You also talk of the ‘headwinds’ China’s logistics sector faces – international tension and massive disruptions. It looks likely we’re about to go into a significant ‘headwind’ with both a new administration in Washington DC and a raft of China-related policies from the EU. How do you think these will affect the sector?
You are correct. The critical uncertainties and headwinds are to be found internationally. But despite the geopolitical tensions and the new US administration, it will likely prove harder than many think to dismantle the global supply chain that has been built up so carefully over four decades. That said, China’s growing exports are bound to face increased pushback from nations with a large trade deficit with China. China may be expected to respond, for instance by investing in manufacturing in the countries to which it currently exports. The logistics industry will in turn inevitably need to adjust to these changes.

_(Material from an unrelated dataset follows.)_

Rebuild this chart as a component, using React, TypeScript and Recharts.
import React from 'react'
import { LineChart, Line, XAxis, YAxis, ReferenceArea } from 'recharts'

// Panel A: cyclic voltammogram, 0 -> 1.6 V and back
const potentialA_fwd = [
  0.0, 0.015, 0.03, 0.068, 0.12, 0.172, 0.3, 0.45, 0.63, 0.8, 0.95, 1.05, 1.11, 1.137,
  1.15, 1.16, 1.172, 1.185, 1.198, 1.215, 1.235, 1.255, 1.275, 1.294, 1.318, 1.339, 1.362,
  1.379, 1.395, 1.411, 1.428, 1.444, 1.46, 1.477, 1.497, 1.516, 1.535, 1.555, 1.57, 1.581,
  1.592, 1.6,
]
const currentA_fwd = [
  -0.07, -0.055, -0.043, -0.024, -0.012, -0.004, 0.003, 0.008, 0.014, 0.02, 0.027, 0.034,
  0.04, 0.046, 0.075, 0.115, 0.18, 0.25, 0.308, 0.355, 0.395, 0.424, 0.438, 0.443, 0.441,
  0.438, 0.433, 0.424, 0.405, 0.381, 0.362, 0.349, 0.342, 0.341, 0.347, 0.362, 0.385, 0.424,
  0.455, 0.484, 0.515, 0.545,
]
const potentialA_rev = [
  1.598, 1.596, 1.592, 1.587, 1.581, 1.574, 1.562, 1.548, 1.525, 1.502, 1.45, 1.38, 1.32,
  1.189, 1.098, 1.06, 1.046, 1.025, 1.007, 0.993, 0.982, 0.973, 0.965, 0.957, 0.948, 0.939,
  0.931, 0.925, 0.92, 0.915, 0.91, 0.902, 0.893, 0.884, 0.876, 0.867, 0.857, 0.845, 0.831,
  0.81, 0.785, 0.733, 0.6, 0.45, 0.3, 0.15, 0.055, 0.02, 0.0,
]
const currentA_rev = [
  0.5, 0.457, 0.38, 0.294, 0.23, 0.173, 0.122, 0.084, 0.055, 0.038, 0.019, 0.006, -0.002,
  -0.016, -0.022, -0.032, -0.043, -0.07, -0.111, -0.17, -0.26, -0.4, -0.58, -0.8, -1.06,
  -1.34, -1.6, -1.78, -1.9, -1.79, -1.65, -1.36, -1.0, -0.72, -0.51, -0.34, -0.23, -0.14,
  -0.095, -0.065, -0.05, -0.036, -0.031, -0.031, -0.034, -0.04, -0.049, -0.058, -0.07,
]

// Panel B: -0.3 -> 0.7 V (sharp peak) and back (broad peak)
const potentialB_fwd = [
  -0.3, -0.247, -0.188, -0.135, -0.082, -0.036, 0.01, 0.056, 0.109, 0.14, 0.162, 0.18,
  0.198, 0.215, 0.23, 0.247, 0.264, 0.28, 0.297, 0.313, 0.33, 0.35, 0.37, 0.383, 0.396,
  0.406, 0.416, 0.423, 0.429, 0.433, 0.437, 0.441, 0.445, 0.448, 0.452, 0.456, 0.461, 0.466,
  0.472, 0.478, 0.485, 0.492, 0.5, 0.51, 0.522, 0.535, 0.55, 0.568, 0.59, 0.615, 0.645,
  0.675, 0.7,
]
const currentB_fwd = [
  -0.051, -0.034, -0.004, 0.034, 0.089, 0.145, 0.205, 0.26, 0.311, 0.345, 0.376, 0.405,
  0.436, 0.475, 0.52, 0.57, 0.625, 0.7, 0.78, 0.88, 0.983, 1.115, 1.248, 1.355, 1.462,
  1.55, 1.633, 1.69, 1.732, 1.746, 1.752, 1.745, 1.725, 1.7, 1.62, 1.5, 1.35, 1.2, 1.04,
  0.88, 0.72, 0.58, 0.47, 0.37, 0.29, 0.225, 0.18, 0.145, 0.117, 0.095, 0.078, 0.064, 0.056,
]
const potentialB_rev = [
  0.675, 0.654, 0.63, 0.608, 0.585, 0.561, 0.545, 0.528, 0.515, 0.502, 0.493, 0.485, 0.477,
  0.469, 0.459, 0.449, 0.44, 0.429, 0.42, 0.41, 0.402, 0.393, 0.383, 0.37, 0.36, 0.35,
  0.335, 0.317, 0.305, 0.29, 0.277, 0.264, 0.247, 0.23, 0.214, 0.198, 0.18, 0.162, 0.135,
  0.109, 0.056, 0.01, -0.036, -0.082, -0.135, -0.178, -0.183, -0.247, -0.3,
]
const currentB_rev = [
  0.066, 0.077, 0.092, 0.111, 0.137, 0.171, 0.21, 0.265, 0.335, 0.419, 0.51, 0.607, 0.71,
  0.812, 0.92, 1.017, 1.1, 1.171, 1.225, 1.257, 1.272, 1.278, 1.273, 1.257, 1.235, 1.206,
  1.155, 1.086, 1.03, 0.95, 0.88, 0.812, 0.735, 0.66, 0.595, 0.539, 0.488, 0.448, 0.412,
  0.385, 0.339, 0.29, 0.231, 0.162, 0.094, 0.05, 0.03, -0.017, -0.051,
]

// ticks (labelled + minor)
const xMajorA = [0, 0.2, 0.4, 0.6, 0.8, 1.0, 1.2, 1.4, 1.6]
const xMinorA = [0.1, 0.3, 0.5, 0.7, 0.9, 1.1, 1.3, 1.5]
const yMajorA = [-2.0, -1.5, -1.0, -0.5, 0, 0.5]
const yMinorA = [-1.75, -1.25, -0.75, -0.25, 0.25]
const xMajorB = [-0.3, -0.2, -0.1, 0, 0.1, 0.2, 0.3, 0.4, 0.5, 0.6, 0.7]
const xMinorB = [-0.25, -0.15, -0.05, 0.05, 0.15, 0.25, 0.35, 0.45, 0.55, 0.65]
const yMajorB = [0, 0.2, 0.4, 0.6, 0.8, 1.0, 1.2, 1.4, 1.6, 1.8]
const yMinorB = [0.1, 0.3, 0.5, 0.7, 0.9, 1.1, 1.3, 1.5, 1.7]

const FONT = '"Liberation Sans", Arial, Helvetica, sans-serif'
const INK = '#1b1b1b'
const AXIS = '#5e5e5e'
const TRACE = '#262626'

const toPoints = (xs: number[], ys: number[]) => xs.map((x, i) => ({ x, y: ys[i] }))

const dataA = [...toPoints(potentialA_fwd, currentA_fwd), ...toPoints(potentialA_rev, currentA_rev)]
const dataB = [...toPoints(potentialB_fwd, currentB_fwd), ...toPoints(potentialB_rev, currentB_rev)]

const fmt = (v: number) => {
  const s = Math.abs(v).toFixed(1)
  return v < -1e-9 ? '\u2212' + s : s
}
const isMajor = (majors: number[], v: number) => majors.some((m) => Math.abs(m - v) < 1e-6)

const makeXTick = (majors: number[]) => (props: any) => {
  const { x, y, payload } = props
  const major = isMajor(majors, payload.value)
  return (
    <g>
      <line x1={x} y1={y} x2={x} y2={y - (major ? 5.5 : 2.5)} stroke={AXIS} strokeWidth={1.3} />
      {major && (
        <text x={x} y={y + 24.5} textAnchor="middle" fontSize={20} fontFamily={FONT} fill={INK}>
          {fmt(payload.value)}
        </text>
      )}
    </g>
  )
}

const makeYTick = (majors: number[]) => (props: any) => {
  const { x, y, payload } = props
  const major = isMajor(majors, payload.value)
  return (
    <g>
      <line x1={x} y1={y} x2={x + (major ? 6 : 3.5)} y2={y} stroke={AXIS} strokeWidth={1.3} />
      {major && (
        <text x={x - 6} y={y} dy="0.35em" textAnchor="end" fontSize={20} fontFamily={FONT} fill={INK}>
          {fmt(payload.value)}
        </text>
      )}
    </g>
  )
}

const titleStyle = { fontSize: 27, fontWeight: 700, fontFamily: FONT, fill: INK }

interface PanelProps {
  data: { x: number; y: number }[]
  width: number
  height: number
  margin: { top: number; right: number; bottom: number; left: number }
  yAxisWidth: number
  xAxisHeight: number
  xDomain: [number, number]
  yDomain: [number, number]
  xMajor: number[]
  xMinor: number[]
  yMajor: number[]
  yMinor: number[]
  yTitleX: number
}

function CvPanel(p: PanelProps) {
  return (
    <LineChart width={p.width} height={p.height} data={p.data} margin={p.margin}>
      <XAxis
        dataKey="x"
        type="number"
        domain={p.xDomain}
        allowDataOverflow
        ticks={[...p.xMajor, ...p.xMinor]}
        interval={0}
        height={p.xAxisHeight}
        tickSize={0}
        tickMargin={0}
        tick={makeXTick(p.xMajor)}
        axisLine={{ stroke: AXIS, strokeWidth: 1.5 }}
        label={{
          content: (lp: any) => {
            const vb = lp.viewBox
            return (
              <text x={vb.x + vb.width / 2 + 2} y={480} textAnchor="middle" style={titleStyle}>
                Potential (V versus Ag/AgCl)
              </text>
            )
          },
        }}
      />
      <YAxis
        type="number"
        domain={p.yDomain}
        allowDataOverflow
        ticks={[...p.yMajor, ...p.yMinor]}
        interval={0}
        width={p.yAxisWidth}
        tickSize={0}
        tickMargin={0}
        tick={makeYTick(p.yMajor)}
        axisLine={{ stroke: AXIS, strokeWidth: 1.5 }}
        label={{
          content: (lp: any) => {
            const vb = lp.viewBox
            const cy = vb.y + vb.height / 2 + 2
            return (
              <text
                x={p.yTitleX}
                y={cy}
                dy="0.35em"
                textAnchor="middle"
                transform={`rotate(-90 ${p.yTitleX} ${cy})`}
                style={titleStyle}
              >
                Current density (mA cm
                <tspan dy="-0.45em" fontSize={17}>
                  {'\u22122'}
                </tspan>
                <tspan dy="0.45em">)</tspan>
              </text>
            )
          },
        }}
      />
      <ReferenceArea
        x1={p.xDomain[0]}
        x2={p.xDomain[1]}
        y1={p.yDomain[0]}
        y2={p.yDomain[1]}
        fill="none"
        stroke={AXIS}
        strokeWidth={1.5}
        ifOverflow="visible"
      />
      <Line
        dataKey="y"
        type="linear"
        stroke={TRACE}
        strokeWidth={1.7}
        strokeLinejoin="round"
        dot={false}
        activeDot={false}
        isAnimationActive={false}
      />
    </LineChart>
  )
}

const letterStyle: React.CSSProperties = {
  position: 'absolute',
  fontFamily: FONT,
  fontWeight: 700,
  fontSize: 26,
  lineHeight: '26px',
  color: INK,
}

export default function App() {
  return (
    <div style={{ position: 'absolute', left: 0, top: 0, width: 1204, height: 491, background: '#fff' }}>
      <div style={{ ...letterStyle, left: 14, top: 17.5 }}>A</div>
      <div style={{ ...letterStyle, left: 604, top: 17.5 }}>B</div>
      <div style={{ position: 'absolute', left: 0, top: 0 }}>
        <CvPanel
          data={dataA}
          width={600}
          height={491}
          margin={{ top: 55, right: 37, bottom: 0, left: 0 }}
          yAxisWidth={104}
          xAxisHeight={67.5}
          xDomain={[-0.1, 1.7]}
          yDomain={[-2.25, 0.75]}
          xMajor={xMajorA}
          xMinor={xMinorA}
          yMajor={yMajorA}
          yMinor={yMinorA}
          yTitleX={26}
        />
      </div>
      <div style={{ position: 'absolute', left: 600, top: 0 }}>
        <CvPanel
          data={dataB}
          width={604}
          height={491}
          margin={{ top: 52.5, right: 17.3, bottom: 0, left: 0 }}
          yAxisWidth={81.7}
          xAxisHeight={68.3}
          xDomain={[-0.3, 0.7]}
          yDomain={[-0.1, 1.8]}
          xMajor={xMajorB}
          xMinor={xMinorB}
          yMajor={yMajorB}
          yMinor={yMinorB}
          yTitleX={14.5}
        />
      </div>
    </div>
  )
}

Do you think China has been a genuine innovator in logistics in any way, or simply thrown money and man power at the issue?

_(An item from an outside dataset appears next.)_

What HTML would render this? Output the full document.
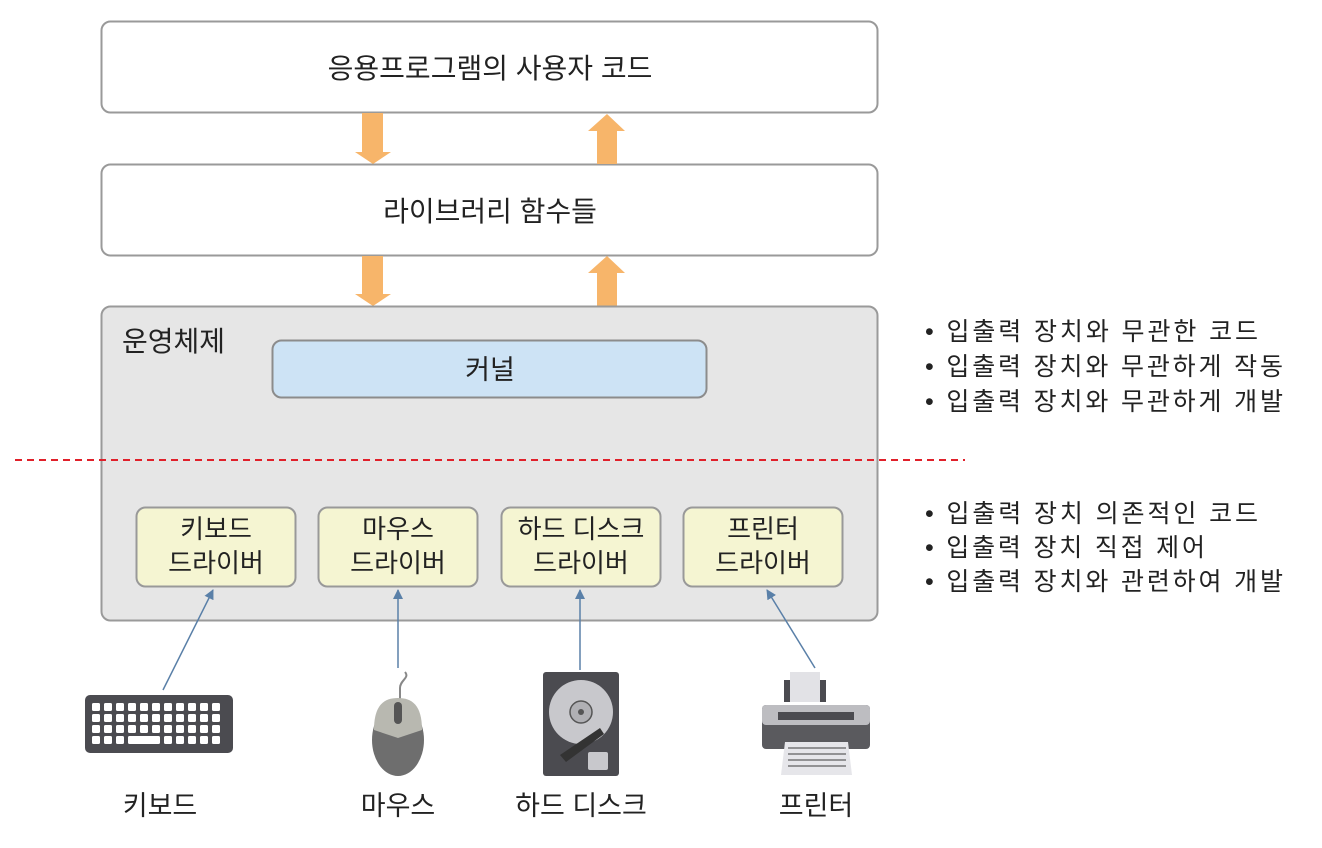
<!DOCTYPE html>
<html><head><meta charset="utf-8"><style>
html,body{margin:0;padding:0;background:#fff;}
svg{display:block;}
text{font-family:"Liberation Sans","Noto Sans CJK KR",sans-serif;fill:#222;}
</style></head><body>
<svg width="1322" height="848" viewBox="0 0 1322 848" xmlns="http://www.w3.org/2000/svg">
<defs>
<marker id="ah" markerWidth="10" markerHeight="10" refX="9" refY="5" orient="auto" markerUnits="userSpaceOnUse"><path d="M0,0 L10,5 L0,10 Z" fill="#5a80a8"/></marker>
</defs>
<rect x="101.5" y="21.5" width="776" height="91" rx="9" fill="#fff" stroke="#9a9a9a" stroke-width="2"/>
<text x="490" y="78" font-size="28" text-anchor="middle">응용프로그램의 사용자 코드</text>
<rect x="101.5" y="164.5" width="776" height="91" rx="9" fill="#fff" stroke="#9a9a9a" stroke-width="2"/>
<text x="490" y="221" font-size="28" text-anchor="middle">라이브러리 함수들</text>
<g fill="#f7b56a">
<polygon points="362,113 383,113 383,152 391,152 373,164 355,152 362,152"/>
<polygon points="597,164 617,164 617,131 625,131 607,114 588,131 597,131"/>
<polygon points="362,256 383,256 383,294 391,294 373,306 355,294 362,294"/>
<polygon points="597,306 617,306 617,273 625,273 607,256 588,273 597,273"/>
</g>
<rect x="101.5" y="306.5" width="776" height="314" rx="9" fill="#e6e6e6" stroke="#9a9a9a" stroke-width="2"/>
<text x="122" y="351" font-size="28">운영체제</text>
<rect x="272.5" y="340.5" width="434" height="57" rx="9" fill="#cde3f5" stroke="#8c8c8c" stroke-width="2"/>
<text x="490" y="379" font-size="27" text-anchor="middle">커널</text>
<line x1="15" y1="460" x2="965" y2="460" stroke="#e0202a" stroke-width="2" stroke-dasharray="7,5"/>
<g fill="#f5f5d2" stroke="#999" stroke-width="2">
<rect x="136.5" y="507.5" width="159" height="79" rx="9"/>
<rect x="318.5" y="507.5" width="159" height="79" rx="9"/>
<rect x="501.5" y="507.5" width="159" height="79" rx="9"/>
<rect x="683.5" y="507.5" width="159" height="79" rx="9"/>
</g>
<g font-size="26" text-anchor="middle">
<text x="216" y="538">키보드</text><text x="216" y="572">드라이버</text>
<text x="398" y="538">마우스</text><text x="398" y="572">드라이버</text>
<text x="581" y="538">하드 디스크</text><text x="581" y="572">드라이버</text>
<text x="763" y="538">프린터</text><text x="763" y="572">드라이버</text>
</g>
<g stroke="#5a80a8" stroke-width="1.5" marker-end="url(#ah)">
<line x1="163" y1="690" x2="213" y2="590"/>
<line x1="398" y1="668" x2="398" y2="590"/>
<line x1="580" y1="670" x2="580" y2="590"/>
<line x1="815" y1="668" x2="767" y2="590"/>
</g>
<!-- keyboard -->
<rect x="85" y="695" width="148" height="58" rx="5" fill="#4b4b50"/>
<g fill="#fff">
<g id="kr"><rect x="92" y="703" width="8" height="8" rx="1.5"/><rect x="104" y="703" width="8" height="8" rx="1.5"/><rect x="116" y="703" width="8" height="8" rx="1.5"/><rect x="128" y="703" width="8" height="8" rx="1.5"/><rect x="140" y="703" width="8" height="8" rx="1.5"/><rect x="152" y="703" width="8" height="8" rx="1.5"/><rect x="164" y="703" width="8" height="8" rx="1.5"/><rect x="176" y="703" width="8" height="8" rx="1.5"/><rect x="188" y="703" width="8" height="8" rx="1.5"/><rect x="200" y="703" width="8" height="8" rx="1.5"/><rect x="212" y="703" width="8" height="8" rx="1.5"/></g>
<use href="#kr" x="0" y="11"/><use href="#kr" x="0" y="22"/>
<rect x="92" y="736" width="8" height="8" rx="1.5"/><rect x="104" y="736" width="8" height="8" rx="1.5"/><rect x="116" y="736" width="8" height="8" rx="1.5"/>
<rect x="128" y="736" width="32" height="8" rx="1.5"/>
<rect x="164" y="736" width="8" height="8" rx="1.5"/><rect x="176" y="736" width="8" height="8" rx="1.5"/><rect x="188" y="736" width="8" height="8" rx="1.5"/><rect x="200" y="736" width="8" height="8" rx="1.5"/><rect x="212" y="736" width="8" height="8" rx="1.5"/>
</g>
<!-- mouse -->
<path d="M405,672 C410,678 400,680 400,688 L400,700" stroke="#888" stroke-width="2" fill="none"/>
<ellipse cx="398" cy="740" rx="26" ry="36" fill="#6e6e6e"/>
<path d="M374,730 C374,705 384,698 398,698 C412,698 422,705 422,730 L398,738 Z" fill="#b8b8b0"/>
<rect x="394" y="702" width="8" height="22" rx="4" fill="#555"/>
<!-- HDD -->
<rect x="543" y="672" width="76" height="104" rx="3" fill="#4b4b50"/>
<circle cx="581" cy="712" r="32" fill="#c8c8cc"/>
<circle cx="581" cy="712" r="11" fill="#b0b0b4" stroke="#555" stroke-width="1.5"/>
<circle cx="581" cy="712" r="3" fill="#555"/>
<path d="M560,755 L600,728 L604,734 L566,762 Z" fill="#333"/>
<rect x="588" y="752" width="20" height="18" rx="2" fill="#c8c8cc"/>
<!-- printer -->
<rect x="790" y="672" width="30" height="30" fill="#e2e2e6"/>
<rect x="784" y="680" width="6" height="22" fill="#4b4b50"/><rect x="820" y="680" width="6" height="22" fill="#4b4b50"/>
<rect x="762" y="705" width="108" height="44" rx="4" fill="#5a5a5e"/>
<rect x="762" y="705" width="108" height="20" rx="4" fill="#bdbdc1"/>
<rect x="778" y="712" width="76" height="8" fill="#4b4b50"/>
<path d="M785,742 L848,742 L852,775 L781,775 Z" fill="#e6e6ea"/>
<g stroke="#777" stroke-width="1.5"><line x1="788" y1="748" x2="846" y2="748"/><line x1="788" y1="754" x2="846" y2="754"/><line x1="788" y1="760" x2="846" y2="760"/><line x1="788" y1="766" x2="846" y2="766"/></g>
<g font-size="27" text-anchor="middle">
<text x="160" y="815">키보드</text>
<text x="398" y="815">마우스</text>
<text x="581" y="815">하드 디스크</text>
<text x="816" y="815">프린터</text>
</g>
<g font-size="25">
<text x="925" y="340" textLength="333" lengthAdjust="spacing">• 입출력 장치와 무관한 코드</text>
<text x="925" y="375" textLength="358" lengthAdjust="spacing">• 입출력 장치와 무관하게 작동</text>
<text x="925" y="410" textLength="358" lengthAdjust="spacing">• 입출력 장치와 무관하게 개발</text>
<text x="925" y="522" textLength="333" lengthAdjust="spacing">• 입출력 장치 의존적인 코드</text>
<text x="925" y="556" textLength="280" lengthAdjust="spacing">• 입출력 장치 직접 제어</text>
<text x="925" y="590" textLength="358" lengthAdjust="spacing">• 입출력 장치와 관련하여 개발</text>
</g>
</svg>
</body></html>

The Chinese government has invested heavily in its roads, ports and rail (and is now beginning in high speed freight rail). However, the big investment in China’s e-commerce logistics has come from private firms. This investment ranges from air cargo hubs to integrated IT platforms, AI for transportation management and robots for all kinds of package sorting and storage. In these respects, there is no doubt that China is truly innovating and leapfrogging the likes of UPS. The return on all this investment needs to be seen in relation to its social as well as economic and commercial impact and over the long term. History will be the ultimate judge of this. Did the Victorian UK rail system propel our industry and commerce (and society) forward?
In the book, you seem to suggest China’s logistics sector also has a role to play in China’s climate change and environmental initiatives – EV delivery vehicles etc. Is this happening or just hopeful rhetoric?
The logistics sector is a major producer of greenhouse gas emissions. Addressing this issue in China is certainly not rhetoric but a central part of China’s green transition. These efforts range from new propulsion systems for container liner shipping and shifting goods onto the railways from the roads and from air cargo, to the introduction of new autonomously-driven hydrogen truck corridors plus EVs for the last mile. It also includes the use of advanced technology to drive efficiency in goods delivery and to provide matching loads to avoid the dreaded “empty back haul”. This is highly transformative and, in some areas, a “low-hanging fruit”.
China’s logistics sector seemed to rise to the challenge of Covid-19 and the government’s zero-Covid policy successfully. Am I right in thinking this? And what are the longer-term lessons for the industry (in China and globally) from that sudden, unexpected headwind?
You are perfectly correct. While China’s overall response to Covid-19 may have fallen short in some respects, when it came to logistics, the Chinese government developed some smart workarounds with the result being that the delays at Chinese ports were nowhere near as severe as in the USA. I think a longer-term lesson is that logistics should not be an afterthought, but closely integrated into government emergency action so as to permit a coordinated and speedy response to unexpected events.
Taking this a step further, it is worth noting the degree to which China’s well-defined and well-delivered industrial policy towards logistics is yielding vital results, which are then passed on to the broader economy.